A Crisis of Faith
Hard as I try to avoid using this space as a means of airing my personal pathos, sometimes it's unavoidable. In the absence of being able to turn to Someone with Answers, I'm putting this out into the universe in the hopes that Fate breaks character and uses it for something other than kicking me in the balls.
I'm losing my Faith.
By that I don't mean "faith in God" I lost most of that ages ago. I don't mean faith in others, I place a great deal of faith in the wonderful people around me. I mean faith in myself. Faith in my mission and what I'm doing this town in the first place. I mean I'm losing faith in my abilities and in whether or not I even know who I am anymore.
Now that you're thoroughly depressed, let me explain where this is coming from. Today someone told me, "I hear you used to be an actor." Used to be.

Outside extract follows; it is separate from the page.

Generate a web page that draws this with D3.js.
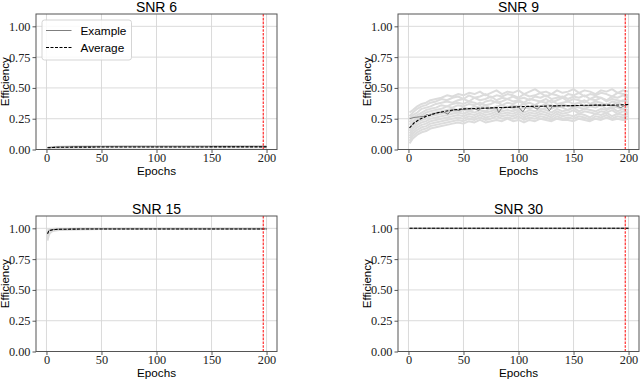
<!DOCTYPE html>
<html>
<head>
<meta charset="utf-8">
<script src="https://cdn.jsdelivr.net/npm/d3@7"></script>
<style>
  body { margin: 0; background: #fff; }
  svg { display: block; }
</style>
</head>
<body>
<div id="chart"></div>
<script>
// values (efficiency per epoch, 4 SNR settings)
var titles = ["SNR 6", "SNR 9", "SNR 15", "SNR 30"];
var x_ticks = [0, 50, 100, 150, 200];
var y_ticks = [0, 0.25, 0.5, 0.75, 1.0];
var best_epoch = [197, 197, 197, 197];

// SNR 6
var epochs6 = [1, 5, 10, 25, 50, 75, 100, 125, 150, 175, 200];
var avg6 = [0.014, 0.016, 0.018, 0.019, 0.020, 0.020, 0.020, 0.020, 0.021, 0.021, 0.021];
var example6 = [0.016, 0.018, 0.021, 0.023, 0.024, 0.025, 0.025, 0.025, 0.025, 0.025, 0.025];
var runs6 = [
    [0.010, 0.011, 0.013, 0.015, 0.016, 0.016, 0.017, 0.017, 0.017, 0.017, 0.017],
    [0.012, 0.014, 0.016, 0.018, 0.019, 0.020, 0.020, 0.021, 0.021, 0.021, 0.021],
    [0.017, 0.020, 0.023, 0.026, 0.028, 0.028, 0.029, 0.029, 0.029, 0.029, 0.029]
];

// SNR 9
var epochs9 = [1, 5, 10, 15, 20, 25, 30, 40, 50, 60, 70, 80, 90, 100, 110, 120, 130, 140, 150, 160, 170, 180, 190, 200];
var avg9 = [0.175, 0.215, 0.245, 0.265, 0.28, 0.295, 0.305, 0.32, 0.33, 0.333, 0.336, 0.34, 0.342, 0.347, 0.35, 0.351, 0.354, 0.355, 0.356, 0.359, 0.36, 0.36, 0.361, 0.366];
var example9_epochs = [1, 5, 10, 14, 17, 19, 22, 25, 28, 32, 36, 38, 42, 46, 48, 50, 55, 60, 64, 66, 70, 75, 80, 82, 85, 88, 92, 95, 100, 104, 107, 112, 117, 120, 125, 128, 131, 140, 150, 160, 170, 180, 188, 193, 196, 200];
var example9 = [0.25, 0.26, 0.265, 0.27, 0.285, 0.275, 0.29, 0.295, 0.3, 0.305, 0.287, 0.31, 0.325, 0.315, 0.325, 0.325, 0.33, 0.33, 0.318, 0.335, 0.335, 0.335, 0.34, 0.30, 0.34, 0.34, 0.342, 0.343, 0.345, 0.306, 0.348, 0.35, 0.328, 0.35, 0.35, 0.314, 0.352, 0.355, 0.355, 0.356, 0.36, 0.358, 0.357, 0.34, 0.355, 0.366];
var run9_epochs = [1, 4, 8, 12, 16, 20, 25, 30, 35, 40,
    45, 50, 55, 60, 65, 70, 75, 80, 85, 90,
    95, 100, 105, 110, 115, 120, 125, 130, 135, 140,
    145, 150, 155, 160, 165, 170, 175, 180, 185, 190,
    195, 200];
var runs9 = [
    [0.30, 0.32, 0.35, 0.37, 0.38, 0.40, 0.41, 0.42, 0.44, 0.43,
     0.45, 0.44, 0.46, 0.45, 0.47, 0.44, 0.46, 0.48, 0.45, 0.47,
     0.46, 0.48, 0.45, 0.47, 0.49, 0.46, 0.47, 0.45, 0.48, 0.46,
     0.47, 0.49, 0.46, 0.48, 0.47, 0.45, 0.48, 0.47, 0.49, 0.46,
     0.48, 0.47],
    [0.27, 0.30, 0.33, 0.35, 0.36, 0.38, 0.39, 0.41, 0.40, 0.42,
     0.43, 0.41, 0.44, 0.42, 0.43, 0.45, 0.42, 0.44, 0.43, 0.45,
     0.44, 0.42, 0.45, 0.43, 0.44, 0.46, 0.43, 0.45, 0.44, 0.42,
     0.45, 0.44, 0.46, 0.43, 0.45, 0.44, 0.46, 0.45, 0.43, 0.46,
     0.45, 0.44],
    [0.25, 0.28, 0.30, 0.33, 0.34, 0.35, 0.37, 0.38, 0.39, 0.38,
     0.40, 0.41, 0.39, 0.42, 0.40, 0.41, 0.43, 0.40, 0.42, 0.41,
     0.43, 0.41, 0.42, 0.40, 0.43, 0.42, 0.44, 0.41, 0.42, 0.43,
     0.41, 0.43, 0.42, 0.44, 0.41, 0.43, 0.42, 0.40, 0.43, 0.42,
     0.44, 0.42],
    [0.22, 0.26, 0.28, 0.30, 0.32, 0.33, 0.34, 0.36, 0.35, 0.37,
     0.38, 0.37, 0.39, 0.38, 0.36, 0.39, 0.40, 0.38, 0.39, 0.41,
     0.39, 0.40, 0.38, 0.41, 0.40, 0.39, 0.41, 0.38, 0.40, 0.42,
     0.39, 0.41, 0.40, 0.38, 0.41, 0.40, 0.42, 0.39, 0.41, 0.40,
     0.39, 0.41],
    [0.20, 0.23, 0.26, 0.28, 0.30, 0.31, 0.32, 0.33, 0.35, 0.34,
     0.36, 0.35, 0.37, 0.36, 0.38, 0.36, 0.37, 0.39, 0.36, 0.38,
     0.37, 0.39, 0.37, 0.38, 0.36, 0.39, 0.38, 0.40, 0.37, 0.38,
     0.39, 0.37, 0.38, 0.40, 0.37, 0.39, 0.38, 0.36, 0.39, 0.38,
     0.40, 0.38],
    [0.17, 0.21, 0.24, 0.26, 0.27, 0.29, 0.30, 0.31, 0.32, 0.33,
     0.32, 0.34, 0.33, 0.35, 0.34, 0.36, 0.33, 0.35, 0.36, 0.34,
     0.36, 0.35, 0.37, 0.34, 0.36, 0.35, 0.37, 0.36, 0.34, 0.37,
     0.35, 0.36, 0.38, 0.35, 0.36, 0.37, 0.35, 0.37, 0.36, 0.38,
     0.36, 0.37],
    [0.15, 0.19, 0.22, 0.24, 0.25, 0.27, 0.28, 0.29, 0.30, 0.31,
     0.30, 0.32, 0.31, 0.33, 0.32, 0.31, 0.34, 0.32, 0.33, 0.35,
     0.33, 0.32, 0.34, 0.33, 0.35, 0.32, 0.34, 0.33, 0.35, 0.34,
     0.32, 0.35, 0.34, 0.33, 0.35, 0.34, 0.36, 0.33, 0.35, 0.34,
     0.33, 0.35],
    [0.13, 0.17, 0.20, 0.22, 0.23, 0.25, 0.26, 0.27, 0.28, 0.29,
     0.30, 0.29, 0.31, 0.30, 0.32, 0.30, 0.31, 0.33, 0.31, 0.32,
     0.31, 0.33, 0.30, 0.32, 0.31, 0.33, 0.32, 0.30, 0.33, 0.31,
     0.32, 0.34, 0.31, 0.33, 0.32, 0.31, 0.33, 0.32, 0.34, 0.31,
     0.33, 0.32],
    [0.11, 0.15, 0.18, 0.20, 0.21, 0.23, 0.24, 0.25, 0.26, 0.27,
     0.28, 0.27, 0.29, 0.28, 0.30, 0.28, 0.29, 0.31, 0.29, 0.30,
     0.29, 0.31, 0.28, 0.30, 0.29, 0.31, 0.30, 0.28, 0.31, 0.29,
     0.30, 0.32, 0.29, 0.31, 0.30, 0.29, 0.31, 0.30, 0.32, 0.29,
     0.31, 0.30],
    [0.09, 0.13, 0.16, 0.18, 0.19, 0.21, 0.22, 0.23, 0.24, 0.25,
     0.26, 0.25, 0.27, 0.26, 0.28, 0.26, 0.27, 0.29, 0.27, 0.28,
     0.27, 0.29, 0.26, 0.28, 0.27, 0.29, 0.28, 0.26, 0.29, 0.27,
     0.28, 0.27, 0.29, 0.28, 0.26, 0.29, 0.28, 0.30, 0.27, 0.29,
     0.28, 0.29],
    [0.07, 0.11, 0.14, 0.16, 0.17, 0.19, 0.20, 0.21, 0.22, 0.23,
     0.24, 0.23, 0.25, 0.24, 0.26, 0.24, 0.25, 0.27, 0.25, 0.26,
     0.25, 0.27, 0.24, 0.26, 0.25, 0.27, 0.26, 0.24, 0.27, 0.25,
     0.26, 0.25, 0.27, 0.26, 0.24, 0.27, 0.26, 0.28, 0.25, 0.27,
     0.26, 0.27],
    [0.05, 0.09, 0.12, 0.14, 0.15, 0.17, 0.18, 0.19, 0.20, 0.21,
     0.22, 0.21, 0.23, 0.22, 0.24, 0.22, 0.23, 0.24, 0.23, 0.25,
     0.23, 0.24, 0.22, 0.24, 0.23, 0.25, 0.24, 0.23, 0.25, 0.24,
     0.24, 0.23, 0.25, 0.24, 0.23, 0.25, 0.24, 0.26, 0.24, 0.25,
     0.24, 0.25]
];

// SNR 15
var epochs15 = [1, 2, 3, 5, 8, 12, 20, 30, 50, 100, 150, 200];
var avg15 = [0.955, 0.975, 0.982, 0.987, 0.99, 0.992, 0.993, 0.994, 0.995, 0.995, 0.995, 0.995];
var example15 = [0.965, 0.98, 0.985, 0.99, 0.992, 0.994, 0.995, 0.995, 0.996, 0.996, 0.996, 0.996];
var runs15 = [
    [0.90, 0.94, 0.96, 0.975, 0.983, 0.987, 0.99, 0.992, 0.994, 0.995, 0.995, 0.995],
    [0.92, 0.95, 0.97, 0.98, 0.985, 0.99, 0.992, 0.993, 0.994, 0.995, 0.995, 0.995],
    [0.94, 0.965, 0.975, 0.984, 0.988, 0.991, 0.993, 0.994, 0.995, 0.996, 0.996, 0.996],
    [0.98, 0.99, 0.993, 0.995, 0.996, 0.997, 0.997, 0.998, 0.998, 0.998, 0.998, 0.998]
];

// SNR 30
var epochs30 = [1, 50, 100, 150, 200];
var avg30 = [1, 1, 1, 1, 1];
var example30 = [1, 1, 1, 1, 1];
var runs30 = [[1, 1, 1, 1, 1]];

var panels = [
    { left: 36, top: 14, epochs: epochs6, avg: avg6, ex_epochs: epochs6, ex: example6, run_epochs: epochs6, runs: runs6, legend: true },
    { left: 398, top: 14, epochs: epochs9, avg: avg9, ex_epochs: example9_epochs, ex: example9, run_epochs: run9_epochs, runs: runs9 },
    { left: 36, top: 216, epochs: epochs15, avg: avg15, ex_epochs: epochs15, ex: example15, run_epochs: epochs15, runs: runs15 },
    { left: 398, top: 216, epochs: epochs30, avg: avg30, ex_epochs: epochs30, ex: example30, run_epochs: epochs30, runs: runs30 }
];

var width = 640, height = 380;
var pw = 241, ph = 135.5;
var serif = "'Liberation Serif', 'Times New Roman', serif";
var sans = "'Liberation Sans', Arial, sans-serif";

var svg = d3.select("#chart").append("svg")
    .attr("width", width)
    .attr("height", height);

function draw_panel(p, i) {
    var x = d3.scaleLinear().domain([-9.5, 209.5]).range([p.left, p.left + pw]);
    var y = d3.scaleLinear().domain([0, 1.1]).range([p.top + ph, p.top]);
    var g = svg.append("g");

    // grid
    g.append("g").selectAll("line").data(x_ticks).enter().append("line")
        .attr("x1", function(d) { return x(d); }).attr("x2", function(d) { return x(d); })
        .attr("y1", p.top).attr("y2", p.top + ph)
        .attr("stroke", "#d6d6d6").attr("stroke-width", 0.9);
    g.append("g").selectAll("line").data(y_ticks).enter().append("line")
        .attr("x1", p.left).attr("x2", p.left + pw)
        .attr("y1", function(d) { return y(d); }).attr("y2", function(d) { return y(d); })
        .attr("stroke", "#d6d6d6").attr("stroke-width", 0.9);

    var line_of = function(ep) {
        return d3.line().x(function(d, k) { return x(ep[k]); }).y(function(d) { return y(d); });
    };

    g.append("g").selectAll("path").data(p.runs).enter().append("path")
        .attr("d", line_of(p.run_epochs))
        .attr("fill", "none").attr("stroke", "#dcdcdc").attr("stroke-width", 2)
        .attr("stroke-linejoin", "round");

    g.append("path").datum(p.ex)
        .attr("d", line_of(p.ex_epochs))
        .attr("fill", "none").attr("stroke", "#7f7f7f").attr("stroke-width", 1);

    g.append("path").datum(p.avg)
        .attr("d", line_of(p.epochs))
        .attr("fill", "none").attr("stroke", "#000").attr("stroke-width", 1.1)
        .attr("stroke-dasharray", "3,1.5");

    g.append("line")
        .attr("x1", x(best_epoch[i])).attr("x2", x(best_epoch[i]))
        .attr("y1", p.top).attr("y2", p.top + ph)
        .attr("stroke", "#ff1a1a").attr("stroke-width", 1.1)
        .attr("stroke-dasharray", "2.6,1.2");

    // frame
    g.append("rect")
        .attr("x", p.left).attr("y", p.top).attr("width", pw).attr("height", ph)
        .attr("fill", "none").attr("stroke", "#555").attr("stroke-width", 1);

    var xa = g.append("g")
        .attr("transform", "translate(0," + (p.top + ph) + ")")
        .call(d3.axisBottom(x).tickValues(x_ticks).tickSize(3.5).tickPadding(0.5));
    var ya = g.append("g")
        .attr("transform", "translate(" + p.left + ",0)")
        .call(d3.axisLeft(y).tickValues(y_ticks).tickSize(3.5).tickPadding(2).tickFormat(d3.format(".2f")));
    [xa, ya].forEach(function(a) {
        a.select(".domain").remove();
        a.selectAll(".tick line").attr("stroke", "#444").attr("stroke-width", 0.9);
        a.selectAll("text").attr("font-family", serif).attr("font-size", 12.3).attr("fill", "#222");
    });

    svg.append("text")
        .attr("x", p.left + pw / 2).attr("y", p.top - 2.5)
        .attr("text-anchor", "middle")
        .attr("font-family", sans).attr("font-size", 14)
        .text(titles[i]);
    svg.append("text")
        .attr("x", p.left + pw / 2).attr("y", p.top + ph + 25.5)
        .attr("text-anchor", "middle")
        .attr("font-family", sans).attr("font-size", 11.7)
        .text("Epochs");
    svg.append("text")
        .attr("transform", "translate(" + (p.left - 27.5) + "," + (p.top + ph / 2) + ") rotate(-90)")
        .attr("text-anchor", "middle")
        .attr("font-family", sans).attr("font-size", 11.5)
        .text("Efficiency");

    if (p.legend) {
        var lg = svg.append("g");
        lg.append("rect")
            .attr("x", 42).attr("y", 20).attr("width", 89.5).attr("height", 40)
            .attr("rx", 2.5)
            .attr("fill", "#fff").attr("fill-opacity", 0.85)
            .attr("stroke", "#d0d0d0").attr("stroke-width", 0.9);
        lg.append("line").attr("x1", 46).attr("x2", 71.5).attr("y1", 30.5).attr("y2", 30.5)
            .attr("stroke", "#7f7f7f").attr("stroke-width", 1);
        lg.append("line").attr("x1", 46).attr("x2", 71.5).attr("y1", 47.5).attr("y2", 47.5)
            .attr("stroke", "#000").attr("stroke-width", 1.1).attr("stroke-dasharray", "3,1.5");
        lg.append("text").attr("x", 80.5).attr("y", 34.8)
            .attr("font-family", sans).attr("font-size", 11.8).text("Example");
        lg.append("text").attr("x", 80.5).attr("y", 51.8)
            .attr("font-family", sans).attr("font-size", 11.8).text("Average");
    }
}

panels.forEach(function(p, i) { draw_panel(p, i); });
</script>
</body>
</html>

Naturally my immediate response was, "I am an actor." He got all shocked and I immediately started to question myself and equivocate, "Well...I have acted." It went on in that vein for a bit, but it raised the question. What the hell am I doing? There didn't used to be a doubt, but four years in the same job, several raises, the fact that we're starting to look into buying a condo, and so on; I don't know if I can claim to be an 'actor' anymore. I have acted. I love acting. But as I get older the odds that I will do so professionally, and provide for my family doing so, become remote.
I don't know if I'm that person anymore. All I know is that as I work at my day job I know that I am categorically not the person my job wants me to be. Much as I wish I could be that person. I ache to have been born the guy who gets excited about money and numbers, selling and closing the big deal, profit margins and growing a business. Much as I have learned and grown as a business person, I will never be that person. I will always be someone cut from a different cloth from the rest. A square peg in a round hole. Someone who Doesn't Fit. I keep doing it out of momentum and necessity.

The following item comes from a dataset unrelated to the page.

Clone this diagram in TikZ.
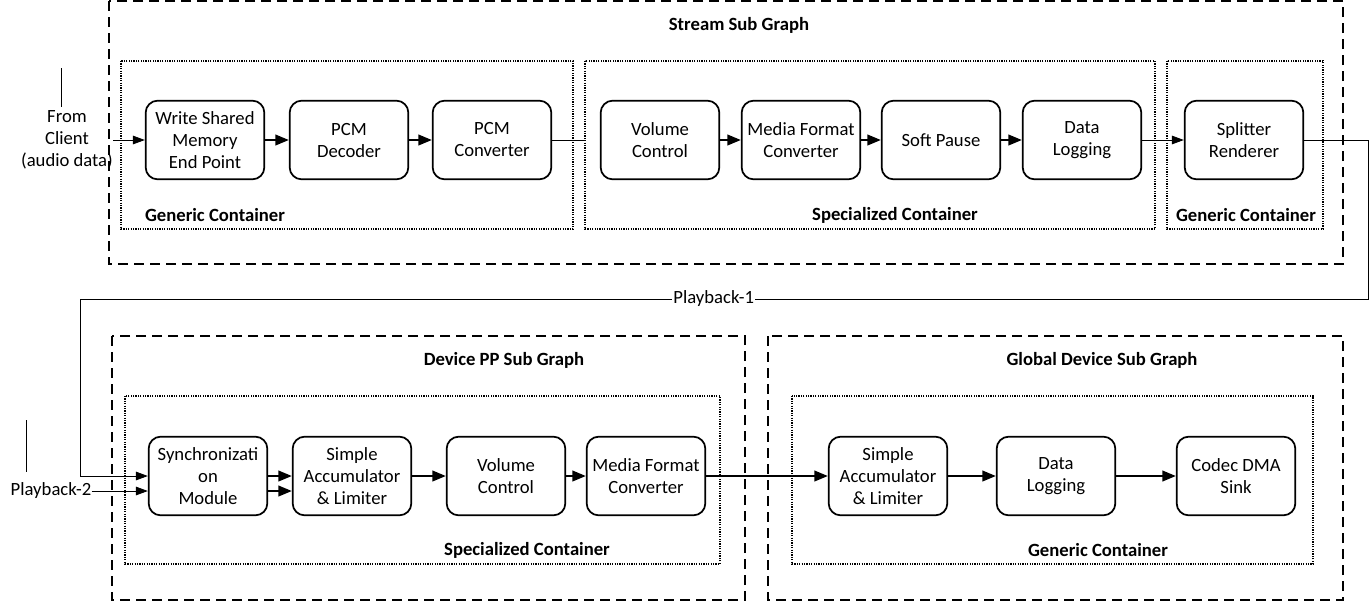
\documentclass[tikz,border=0pt]{standalone}
\usepackage{fontspec}
\setmainfont{Carlito}
\usetikzlibrary{arrows.meta,calc}
\tikzset{
  block/.style={draw, line width=1.3pt, rounded corners=9pt, minimum width=89pt,
    minimum height=59pt, align=center, font=\fontsize{14}{16.5}\selectfont},
  subgraph/.style={line width=0.9pt, dash pattern=on 7.5pt off 4.5pt},
  holder/.style={line width=0.9pt, dash pattern=on 0.9pt off 0.9pt},
  title/.style={font=\bfseries\fontsize{14}{16}\selectfont},
  arr/.style={line width=1.2pt, -{Triangle[length=10pt,width=8pt]}},
  thinarr/.style={line width=0.6pt, -{Triangle[length=9pt,width=6.5pt]}},
  plain/.style={font=\fontsize{14}{16.5}\selectfont, align=center}
}
\begin{document}
\begin{tikzpicture}[x=0.75pt,y=-0.75pt]
  \useasboundingbox (0,0) rectangle (1369,601);
  % Stream sub graph
  \draw[subgraph] (109,1) rectangle (1343,264);
  \node[title] (streamT) at (739,25) {Stream Sub Graph};
  \draw[holder] (121,61) rectangle (573,229);
  \node[title] (genA) at (215,215) {Generic Container};
  \draw[holder] (585,61) rectangle (1155,229);
  \node[title] (specA) at (895,215) {Specialized Container};
  \draw[holder] (1167,61) rectangle (1323,229);
  \node[title] (genB) at (1246,215) {Generic Container};
  % modules of the stream
  \node[block] (wsm) at (205,140) {Write Shared\\Memory\\End Point};
  \node[block] (pcmd) at (349,140) {PCM\\Decoder};
  \node[block] (pcmc) at (492,140) {PCM\\Converter};
  \node[block] (volA) at (660,140) {Volume\\Control};
  \node[block] (mfcA) at (801,140) {Media Format\\Converter};
  \node[block] (pause) at (941,140) {Soft Pause};
  \node[block] (logA) at (1082,140) {Data\\Logging};
  \node[block] (split) at (1244,140) {Splitter\\Renderer};
  % input from the client
  \node[plain, inner sep=0pt] (client) at (67,140) {From\\Client\\(audio data)};
  \draw (61,68) -- (61,107);
  \draw[thinarr] (client.east) -- (wsm.west);
  \draw[arr] (wsm) -- (pcmd);
  \draw[arr] (pcmd) -- (pcmc);
  \coordinate (specW) at (585,140);
  \draw[line width=0.6pt] (pcmc.east) -- (specW);
  \draw[arr] (volA) -- (mfcA);
  \draw[arr] (mfcA) -- (pause);
  \draw[arr] (pause) -- (logA);
  \draw[thinarr] (logA) -- (split);
  % Device PP sub graph
  \draw[subgraph] (112,336) rectangle (745,600);
  \node[title] (devT) at (504,360) {Device PP Sub Graph};
  \draw[holder] (125,396) rectangle (720,564);
  \node[title] (specB) at (527,550) {Specialized Container};
  % Global device sub graph
  \draw[subgraph] (768,336) rectangle (1343,600);
  \node[title] (globT) at (1102,360) {Global Device Sub Graph};
  \draw[holder] (792,396) rectangle (1313,564);
  \node[title] (genC) at (1098,550) {Generic Container};
  % modules of the device side
  \node[block] (sync) at (208,476) {Synchronizati\\on\\Module};
  \node[block] (salA) at (352,476) {Simple\\Accumulator\\\& Limiter};
  \node[block] (volB) at (506,476) {Volume\\Control};
  \node[block] (mfcB) at (646,476) {Media Format\\Converter};
  \node[block] (salB) at (888,476) {Simple\\Accumulator\\\& Limiter};
  \node[block] (logB) at (1056,476) {Data\\Logging};
  \node[block] (sink) at (1236,476) {Codec DMA\\Sink};
  % playback paths
  \coordinate (turnR) at (1368,299);
  \coordinate (turnL) at (80,299);
  \draw[thinarr] (split.east) -| (turnR)
    -- node[pos=0.508, fill=white, inner sep=1pt, plain] {Playback-1} (turnL)
    |- (sync.west);
  \node[plain, inner sep=0pt] (pb2) at (51,491) {Playback-2};
  \draw (26,420) -- (26,472);
  \draw[thinarr] (pb2.east) -- ($(sync.west)+(0,15)$);
  \draw[arr] (sync.east) -- (salA.west);
  \draw[arr] ($(sync.east)+(0,15)$) -- ($(salA.west)+(0,15)$);
  \draw[arr] (salA) -- (volB);
  \draw[arr] (volB) -- (mfcB);
  \draw[arr] (mfcB) -- (salB);
  \draw[arr] (salB) -- (logB);
  \draw[arr] (logB) -- (sink);
\end{tikzpicture}
\end{document}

I know that what keeps me in this pattern is fear. Fear that if I Make A Change it will mean failure, destitution, and the loss of everything that's important to me. Lately though another thought has occurred to me. What is scarier? The idea that I might change things and fail, or the idea that I might just keep going as I have been and never try at all?
I don't have The Answer, or I wouldn't be writing this. Do you? If so I'd love to hear it.
Next blog post returns us to our regularly scheduled rants about Apple, comic book reviews, and comic strips.